Id. While we note that Johnson was not indicted by a grand jury
but rather charged through an Information prepared by the State,
we readily determine that the jury instructions did not
impermissibly “broaden[] the possible bases for conviction” or
“so alter[]” the Information “as to charge a different offense” from
those outlined therein. See id.
¶29 Johnson first argues that the Information was
constructively amended when the jury instructions for the
elements of the communications fraud counts left off the language
“to defraud another.” In the Information, each communications
fraud count alleged that Johnson “devised a scheme or artifice to
defraud another . . . or to obtain from another . . . money, property,
or anything of value by means of false or fraudulent pretenses,
representations, promises, or material omissions.” In the jury
instructions, the “to defraud another” language was omitted.

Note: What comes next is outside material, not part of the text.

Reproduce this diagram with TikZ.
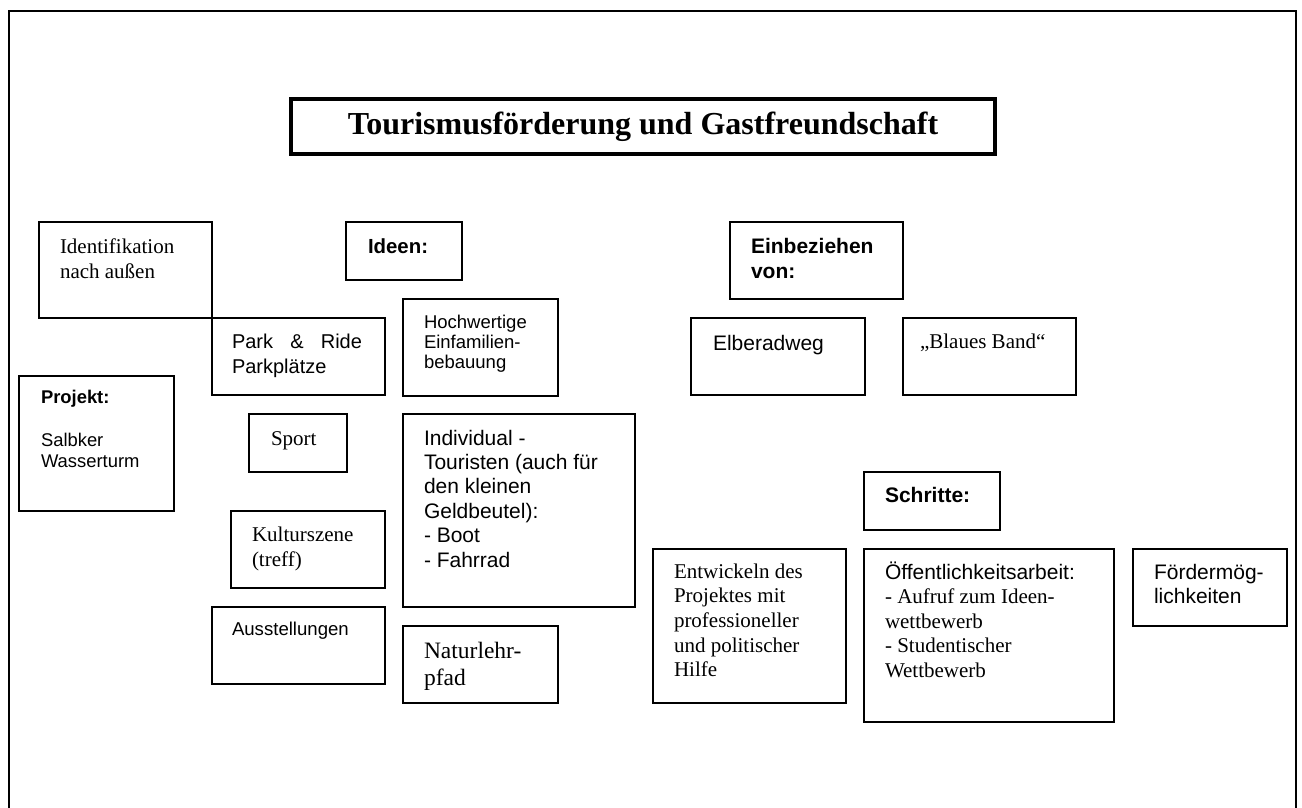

Instead, the instructions required the jury to find that Johnson
“devised a scheme or artifice to obtain from another . . . money,
property, or anything of value by means of false or fraudulent
pretenses, representations, promises, or material omissions.”
¶30 Removing one possible ground from a charge does not
broaden the charge but rather narrows it. See id. Where a statute
provides two possible grounds for a charge, it is not
impermissible for the State to submit to the jury that the defendant
was guilty by virtue of violating only one of these. The statute for
20210838-CA 13 2023 UT App 145
State v. Johnson
communications fraud condemns “[a]ny person who has devised
any scheme or artifice to defraud another or to obtain from
another money, property, or anything of value by means of false
or fraudulent pretenses, representations, promises, or material
omissions.” Utah Code § 76-10-1801(1) (emphasis added).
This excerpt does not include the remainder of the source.